1984-1995 Mercedes-Benz W124
For those of us at Automobile, the W124 quickly became a legend — and not just because this was the first model formally known as the “E-Class.” For the first time, Mercedes went beyond its comfort zone, something you could see in the styling of this daring shape from Bruno Sacco’s design department.
With this car, Mercedes embraced performance. We still remember the 1986 AMG Hammer, the E-Class into which AMG’s Hans-Werner Aufrecht dropped an S-Class V-8 and rocked the enthusiast-car world. Mercedes quickly responded with the 500E, a limited-production E-Class that came off the assembly line in Sindelfingen and made its way across town to Porsche, where a 5.0-liter Mercedes V-8 was installed under the hood. Even if ultimate performance wasn’t your goal, the Mercedes-Benz 420E still delivered plenty of V-8 power.
“Every era has its fashion,” laughs Jorg Abthoff, the chief of Mercedes engine development from the mid-1970s until the 1990s. “First it was more cylinders, then it was more valves, and now it is more turbochargers. But always the intention has been more power, more speed. And we at Mercedes have always done our part, though we are not always recognized for it.”
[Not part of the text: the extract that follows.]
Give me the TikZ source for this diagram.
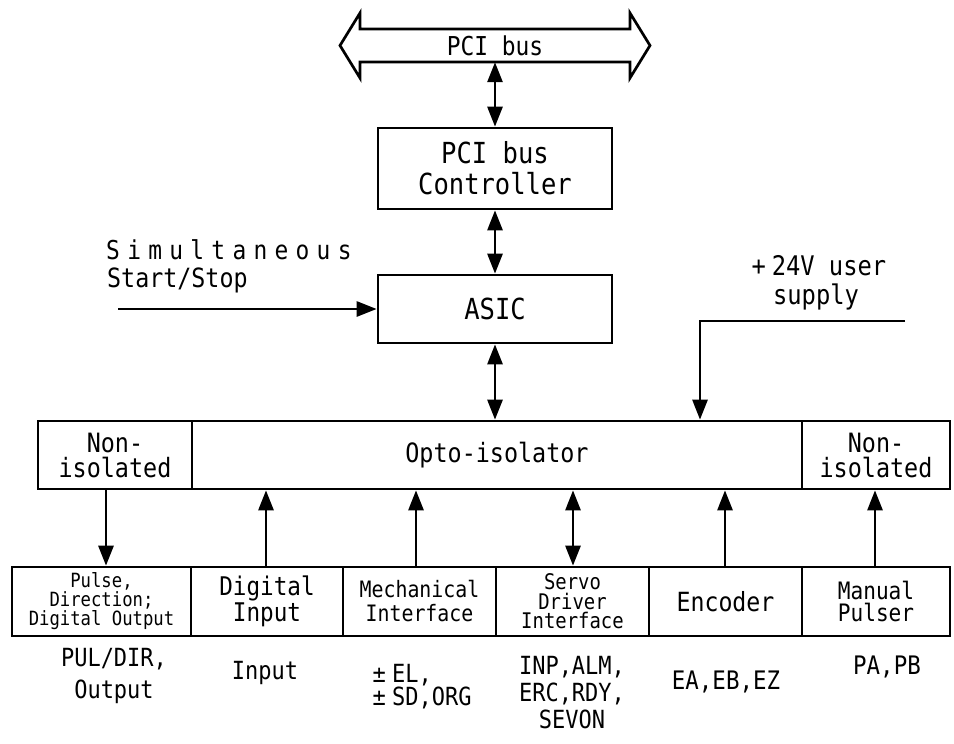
\documentclass[tikz,border=0pt]{standalone}
\usepackage{fontspec}
\setmainfont[FakeStretch=0.88]{DejaVu Sans Mono}
\usetikzlibrary{arrows.meta}
\tikzset{
  box/.style={draw, line width=2.7pt, inner sep=0pt, align=center, anchor=center},
  txt/.style={inner sep=0pt, align=center},
  arr/.style={line width=2.7pt, line join=miter, -{Triangle[length=20pt,width=15pt]}},
  darr/.style={line width=2.7pt, {Triangle[length=20pt,width=15pt]}-{Triangle[length=20pt,width=15pt]}},
}
\newcommand\fs[2]{\fontsize{#1}{#2}\selectfont}
\begin{document}
\begin{tikzpicture}[x=1pt,y=-1pt]
\useasboundingbox (0,0) rectangle (954,744);
% PCI bus double arrow
\draw[line width=2.7pt, line join=miter]
  (340,45.5) -- (360,13) -- (360,29) -- (630,29) -- (630,13) -- (650,45.5)
  -- (630,78) -- (630,62) -- (360,62) -- (360,78) -- cycle;
\node[txt, minimum width=270pt, minimum height=33pt, font=\fs{26}{30}] (bus) at (495,45.5) {PCI bus};
% main boxes
\node[box, minimum width=234pt, minimum height=81pt, font=\fs{29}{31}] (pcic) at (495,168.5) {PCI bus\\Controller};
\node[box, minimum width=234pt, minimum height=68pt, font=\fs{29}{31}] (asic) at (495,309) {ASIC};
% isolation row
\node[box, minimum width=154pt, minimum height=68pt, font=\fs{26.6}{25}] (nonL) at (115,455) {Non-\\isolated};
\node[box, minimum width=610pt, minimum height=68pt, font=\fs{26.6}{25}] (opto) at (497,455) {Opto-isolator};
\node[box, minimum width=148pt, minimum height=68pt, font=\fs{26.6}{25}] (nonR) at (876,455) {Non-\\isolated};
% bottom row
\node[box, minimum width=179pt, minimum height=69pt, font=\fs{19.6}{19}] (pulse) at (101.5,601.5) {Pulse,\\Direction;\\Digital Output};
\node[box, minimum width=152pt, minimum height=69pt, font=\fs{25.7}{26}] (din) at (267,601.5) {Digital\\Input};
\node[box, minimum width=153pt, minimum height=69pt, font=\fs{22.6}{24}] (mech) at (419.5,601.5) {Mechanical\\Interface};
\node[box, minimum width=153pt, minimum height=69pt, font=\fs{21.5}{19.5}] (servo) at (572.5,601.5) {Servo\\Driver\\Interface};
\node[box, minimum width=153pt, minimum height=69pt, font=\fs{26.4}{28}] (enc) at (725.5,601.5) {Encoder};
\node[box, minimum width=148pt, minimum height=69pt, font=\fs{24}{22}] (man) at (876,601.5) {Manual\\Pulser};
% side texts
\node[txt, anchor=west, font=\fs{26}{30}] (simt) at (106,250) {\addfontfeature{LetterSpace=28}Simultaneous};
\node[txt, anchor=west, font=\fs{26.5}{30}] (sstop) at (107,280) {Start/Stop};
\node[txt, font=\fs{27}{29}] (suptxt) at (816,282.5) {\makebox[26pt]{+}24V user\\supply};
% bottom labels
\node[txt, font=\fs{25}{32}] (lab1) at (114,676) {PUL/DIR,\\Output};
\node[txt, font=\fs{25}{30}] (lab2) at (265,673) {Input};
\node[txt, anchor=west, align=left, font=\fs{25}{23}] (lab3) at (366,687) {\makebox[26pt]{±}EL,\\\makebox[26pt]{±}SD,ORG};
\node[txt, font=\fs{25}{27}] (lab4) at (572,693) {INP,ALM,\\ERC,RDY,\\SEVON};
\node[txt, font=\fs{25.5}{30}] (lab5) at (726,682) {EA,EB,EZ};
\node[txt, font=\fs{25.5}{30}] (lab6) at (887,667) {PA,PB};
% connectors
\draw[darr] (bus.south) -- (pcic.north);
\draw[darr] (pcic.south) -- (asic.north);
\draw[darr] (asic.south) -- (asic.south |- opto.north);
\coordinate (ss) at (118,309);
\draw[arr] (ss) -- (asic.west);
\coordinate (sup) at (905,321);
\coordinate (supc) at (700,321);
\draw[arr] (sup) -- (supc) -- (supc |- opto.north);
\coordinate (c1) at (106,0);
\coordinate (c2) at (266,0);
\coordinate (c3) at (416,0);
\coordinate (c4) at (573,0);
\coordinate (c5) at (725,0);
\coordinate (c6) at (875,0);
\draw[arr] (c1 |- nonL.south) -- (c1 |- pulse.north);
\draw[arr] (c2 |- din.north) -- (c2 |- opto.south);
\draw[arr] (c3 |- mech.north) -- (c3 |- opto.south);
\draw[darr] (c4 |- servo.north) -- (c4 |- opto.south);
\draw[arr] (c5 |- enc.north) -- (c5 |- opto.south);
\draw[arr] (c6 |- man.north) -- (c6 |- nonR.south);
\end{tikzpicture}
\end{document}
2016-present Mercedes-Benz W213
“I cannot understand the Americans,” says Peter Pfeiffer, former director of Mercedes-Benz design. “Sometimes they will change a car’s design completely and forget everything about its past. We would never do that at Mercedes-Benz. We always try to make sure that there is at least one important thing that connects a new model to the one before it.”
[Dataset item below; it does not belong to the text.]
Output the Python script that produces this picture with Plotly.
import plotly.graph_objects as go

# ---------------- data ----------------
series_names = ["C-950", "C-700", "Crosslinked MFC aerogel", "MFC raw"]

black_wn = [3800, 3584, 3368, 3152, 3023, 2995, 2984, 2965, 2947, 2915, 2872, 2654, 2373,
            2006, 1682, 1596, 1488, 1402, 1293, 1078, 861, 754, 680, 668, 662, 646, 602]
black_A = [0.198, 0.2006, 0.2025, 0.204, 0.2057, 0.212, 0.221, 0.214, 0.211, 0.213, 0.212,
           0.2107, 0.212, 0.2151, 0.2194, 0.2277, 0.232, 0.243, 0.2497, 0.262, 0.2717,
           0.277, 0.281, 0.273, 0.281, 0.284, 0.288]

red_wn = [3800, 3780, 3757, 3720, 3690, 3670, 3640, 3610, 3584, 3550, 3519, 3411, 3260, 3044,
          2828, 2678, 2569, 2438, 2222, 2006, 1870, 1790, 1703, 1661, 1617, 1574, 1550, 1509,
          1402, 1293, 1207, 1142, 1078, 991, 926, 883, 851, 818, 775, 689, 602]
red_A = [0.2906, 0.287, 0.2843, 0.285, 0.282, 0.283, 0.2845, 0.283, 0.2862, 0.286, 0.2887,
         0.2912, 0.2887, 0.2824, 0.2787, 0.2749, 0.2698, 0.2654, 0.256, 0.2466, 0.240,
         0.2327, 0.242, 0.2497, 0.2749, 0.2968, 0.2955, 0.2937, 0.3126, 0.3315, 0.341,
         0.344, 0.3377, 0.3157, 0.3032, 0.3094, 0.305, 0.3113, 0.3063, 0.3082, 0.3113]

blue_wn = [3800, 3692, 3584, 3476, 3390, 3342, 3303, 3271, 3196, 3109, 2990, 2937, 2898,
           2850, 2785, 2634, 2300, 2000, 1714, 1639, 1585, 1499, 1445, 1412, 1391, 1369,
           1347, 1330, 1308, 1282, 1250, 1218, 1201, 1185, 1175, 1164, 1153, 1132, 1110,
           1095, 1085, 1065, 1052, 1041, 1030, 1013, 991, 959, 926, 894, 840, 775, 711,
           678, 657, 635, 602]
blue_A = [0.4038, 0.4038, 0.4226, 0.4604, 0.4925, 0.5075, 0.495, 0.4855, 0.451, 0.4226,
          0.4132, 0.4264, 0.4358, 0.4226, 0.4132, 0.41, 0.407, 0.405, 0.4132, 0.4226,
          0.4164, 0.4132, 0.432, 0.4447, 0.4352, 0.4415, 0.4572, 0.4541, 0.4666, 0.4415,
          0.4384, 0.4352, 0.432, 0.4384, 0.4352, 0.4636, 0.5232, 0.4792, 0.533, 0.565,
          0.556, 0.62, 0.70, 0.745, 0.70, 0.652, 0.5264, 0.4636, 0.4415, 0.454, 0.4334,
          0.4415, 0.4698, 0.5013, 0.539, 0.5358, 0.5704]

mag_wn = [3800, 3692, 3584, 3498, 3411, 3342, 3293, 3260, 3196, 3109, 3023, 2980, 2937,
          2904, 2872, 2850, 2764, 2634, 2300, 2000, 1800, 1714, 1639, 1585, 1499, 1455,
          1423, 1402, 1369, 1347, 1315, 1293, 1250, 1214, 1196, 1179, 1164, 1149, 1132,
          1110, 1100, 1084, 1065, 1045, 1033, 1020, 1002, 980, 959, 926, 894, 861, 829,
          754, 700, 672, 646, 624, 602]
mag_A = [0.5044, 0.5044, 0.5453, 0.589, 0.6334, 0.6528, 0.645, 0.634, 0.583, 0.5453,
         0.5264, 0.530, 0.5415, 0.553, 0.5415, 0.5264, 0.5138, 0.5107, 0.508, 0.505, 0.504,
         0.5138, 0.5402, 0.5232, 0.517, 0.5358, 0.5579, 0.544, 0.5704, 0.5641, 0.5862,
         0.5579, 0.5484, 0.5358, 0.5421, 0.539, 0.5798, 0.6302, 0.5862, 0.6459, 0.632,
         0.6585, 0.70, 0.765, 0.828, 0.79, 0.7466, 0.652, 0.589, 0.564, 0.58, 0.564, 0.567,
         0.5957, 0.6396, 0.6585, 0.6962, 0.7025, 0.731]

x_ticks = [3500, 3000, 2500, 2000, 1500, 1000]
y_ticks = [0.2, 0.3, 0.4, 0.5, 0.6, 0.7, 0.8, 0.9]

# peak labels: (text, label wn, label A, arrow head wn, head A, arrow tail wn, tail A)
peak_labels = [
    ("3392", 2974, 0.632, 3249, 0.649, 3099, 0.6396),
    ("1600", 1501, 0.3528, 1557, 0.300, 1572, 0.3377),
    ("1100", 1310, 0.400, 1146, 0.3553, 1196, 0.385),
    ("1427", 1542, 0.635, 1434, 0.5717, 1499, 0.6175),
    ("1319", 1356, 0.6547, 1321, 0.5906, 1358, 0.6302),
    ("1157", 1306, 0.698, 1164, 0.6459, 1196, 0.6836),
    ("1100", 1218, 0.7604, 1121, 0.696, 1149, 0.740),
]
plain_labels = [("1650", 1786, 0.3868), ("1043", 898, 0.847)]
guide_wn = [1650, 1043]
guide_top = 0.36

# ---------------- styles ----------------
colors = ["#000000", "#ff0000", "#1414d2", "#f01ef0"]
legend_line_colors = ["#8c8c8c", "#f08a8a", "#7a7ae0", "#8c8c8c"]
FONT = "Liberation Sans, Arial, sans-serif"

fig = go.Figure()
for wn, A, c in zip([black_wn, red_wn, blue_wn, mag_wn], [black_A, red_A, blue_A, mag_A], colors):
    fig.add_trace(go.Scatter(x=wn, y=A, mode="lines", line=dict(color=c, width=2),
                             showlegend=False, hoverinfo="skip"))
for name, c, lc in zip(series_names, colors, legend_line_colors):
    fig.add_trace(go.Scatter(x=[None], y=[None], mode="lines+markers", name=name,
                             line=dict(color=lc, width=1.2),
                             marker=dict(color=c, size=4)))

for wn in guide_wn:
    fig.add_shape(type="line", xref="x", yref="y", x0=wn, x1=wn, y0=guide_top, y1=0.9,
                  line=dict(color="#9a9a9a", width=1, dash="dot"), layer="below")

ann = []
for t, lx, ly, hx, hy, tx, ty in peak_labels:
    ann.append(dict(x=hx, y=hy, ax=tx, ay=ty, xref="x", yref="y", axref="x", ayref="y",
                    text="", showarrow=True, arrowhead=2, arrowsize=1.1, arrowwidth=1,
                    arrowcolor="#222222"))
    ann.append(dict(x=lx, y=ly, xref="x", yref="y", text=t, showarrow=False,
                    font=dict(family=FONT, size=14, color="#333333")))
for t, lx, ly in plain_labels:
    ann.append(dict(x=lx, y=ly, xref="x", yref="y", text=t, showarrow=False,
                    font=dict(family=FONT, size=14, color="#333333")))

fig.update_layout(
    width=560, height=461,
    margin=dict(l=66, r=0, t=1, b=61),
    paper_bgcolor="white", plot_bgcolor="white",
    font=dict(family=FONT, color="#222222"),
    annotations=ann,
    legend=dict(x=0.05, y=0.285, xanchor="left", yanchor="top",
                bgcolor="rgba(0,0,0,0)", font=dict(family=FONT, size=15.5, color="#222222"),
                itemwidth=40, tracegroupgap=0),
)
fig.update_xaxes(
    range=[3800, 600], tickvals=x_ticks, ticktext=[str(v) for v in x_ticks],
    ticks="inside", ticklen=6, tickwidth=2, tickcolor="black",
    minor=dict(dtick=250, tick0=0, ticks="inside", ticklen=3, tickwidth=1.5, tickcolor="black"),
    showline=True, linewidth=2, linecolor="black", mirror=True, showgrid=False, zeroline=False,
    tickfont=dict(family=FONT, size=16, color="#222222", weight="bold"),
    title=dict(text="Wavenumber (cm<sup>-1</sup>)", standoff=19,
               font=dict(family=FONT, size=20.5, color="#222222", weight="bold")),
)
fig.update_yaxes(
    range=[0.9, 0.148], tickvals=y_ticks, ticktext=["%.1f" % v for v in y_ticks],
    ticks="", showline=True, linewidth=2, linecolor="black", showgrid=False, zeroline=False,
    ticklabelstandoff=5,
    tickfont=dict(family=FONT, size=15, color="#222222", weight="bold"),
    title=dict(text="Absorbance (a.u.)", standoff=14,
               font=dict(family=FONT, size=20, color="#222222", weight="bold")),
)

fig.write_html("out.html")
It took many years for Mercedes design to become about more than just body engineering, Pfeiffer says. But he also tells us that styling direction is not just about the design department’s preferences. “Always we would have everyone at the table — the designers, the marketing executives, and especially the production people,” he says. “The meetings would sometimes be very noisy with many voices — and, of course, there is even a word for it in German. But always it was the intention to make this not one person’s car or one department’s car but instead ‘our’ car. Like the new E-Class, this is the car from our company, not just one person.”
It’s fashionable these days to pick out the alpha model of current nameplates — the one, true expression of soul and technology that best represents a car’s heritage. But we think you really can’t simplify the E-Class this way. You find familiar bits and pieces of the modern version here and there among heritage cars, and yet you can’t really say one car is more Mercedes-like than another. The message here is spaciousness, comfort, and safety, plus a kind of honesty. If you visit the Mercedes-Benz museum at the factory in Sindelfingen — now observing its 10th anniversary — you can see this story evolve in is entirety.
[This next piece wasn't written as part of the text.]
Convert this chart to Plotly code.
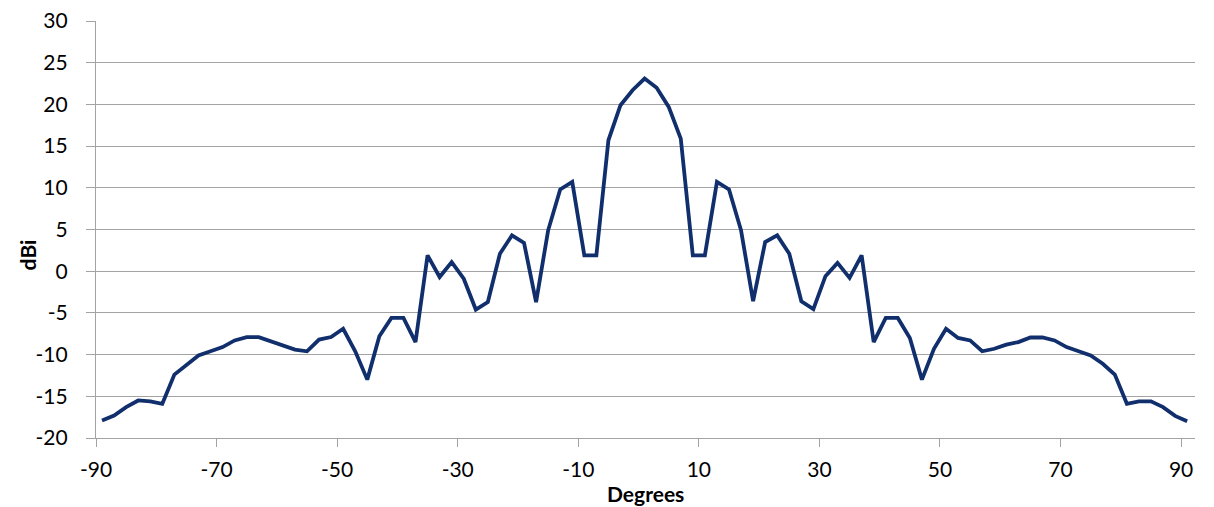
import plotly.graph_objects as go

# Antenna gain pattern, sampled every 2 degrees
degrees = list(range(-89, 92, 2))
gain_dbi = [
    -17.9, -17.3, -16.3, -15.5, -15.6, -15.9, -12.4, -11.3, -10.1, -9.6,   # -89 .. -71
    -9.1, -8.3, -7.9, -7.9, -8.4, -8.8, -9.4, -9.6, -8.2, -7.9,            # -69 .. -51
    -6.9, -9.6, -13.0, -7.8, -5.6, -5.6, -8.5, 1.9, -0.7, 1.1,             # -49 .. -31
    -0.9, -4.6, -3.7, 2.1, 4.3, 3.4, -3.7, 4.9, 9.8, 10.7,                 # -29 .. -11
    1.9, 1.9, 15.7, 19.9, 21.7, 23.1, 22.0, 19.7, 15.9, 1.9,               # -9 .. 9
    1.9, 10.7, 9.8, 4.9, -3.6, 3.5, 4.3, 2.1, -3.6, -4.55,                 # 11 .. 29
    -0.6, 1.0, -0.8, 1.9, -8.5, -5.6, -5.6, -8.0, -13.0, -9.3,             # 31 .. 49
    -6.9, -8.0, -8.3, -9.6, -9.3, -8.8, -8.5, -7.95, -7.95, -8.3,          # 51 .. 69
    -9.1, -9.6, -10.1, -11.1, -12.4, -15.9, -15.6, -15.6, -16.3, -17.35,   # 71 .. 89
    -18.0,                                                                  # 91
]

x_ticks = [-90, -70, -50, -30, -10, 10, 30, 50, 70, 90]
y_ticks = [-20, -15, -10, -5, 0, 5, 10, 15, 20, 25, 30]

FONT = "Lato"
GRID = "#a3a3a3"
TEXT = "#000000"

fig = go.Figure(
    go.Scatter(
        x=degrees,
        y=gain_dbi,
        mode="lines",
        line=dict(color="#112f6c", width=3.8),
        hoverinfo="x+y",
    )
)

fig.update_layout(
    width=1214,
    height=507,
    margin=dict(l=96, r=19, t=21, b=69, autoexpand=False),
    paper_bgcolor="white",
    plot_bgcolor="white",
    showlegend=False,
    font=dict(family=FONT, size=21, color=TEXT),
    annotations=[
        dict(
            text="<b>Degrees</b>",
            xref="paper", yref="paper",
            x=0.5, y=-0.134,
            xanchor="center", yanchor="middle",
            showarrow=False,
            font=dict(family=FONT, size=21, color=TEXT),
        ),
        dict(
            text="<b>dBi</b>",
            xref="paper", yref="paper",
            x=-0.062, y=0.44,
            xanchor="center", yanchor="middle",
            textangle=-90,
            showarrow=False,
            font=dict(family=FONT, size=21, color=TEXT),
        ),
    ],
)

fig.update_xaxes(
    range=[-90, 92.3],
    automargin=False,
    tickmode="array",
    tickvals=x_ticks,
    ticktext=[str(v) for v in x_ticks],
    ticks="outside",
    ticklen=8,
    tickwidth=1.3,
    tickcolor=GRID,
    showgrid=False,
    zeroline=False,
    showline=True,
    linecolor=GRID,
    linewidth=1.3,
    ticklabelstandoff=5,
)

fig.update_yaxes(
    range=[-20, 30],
    automargin=False,
    tickmode="array",
    tickvals=y_ticks,
    ticktext=[str(v) for v in y_ticks],
    ticks="outside",
    ticklen=9,
    tickwidth=1.3,
    tickcolor=GRID,
    showgrid=True,
    gridcolor=GRID,
    gridwidth=1.3,
    zeroline=False,
    showline=True,
    linecolor=GRID,
    linewidth=1.3,
    ticklabelstandoff=14,
)

fig.write_html("out.html")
Sitting in front of Mercedes’ visitor center after our drive and enjoying the sunshine (a miracle in Germany, eh?), the cars are lined up once again in front of the giant three-pointed star. And it seems the thing that holds them together is really the place where they are made. The tens of thousands of people at work within the few square miles surrounding this very spot are the face of Mercedes-Benz, not a grille with a three-pointed star.
The way we see it, an E-Class sedan is really about a process, not a particular technology. The E-Class itself might change, but the way it’s made does not.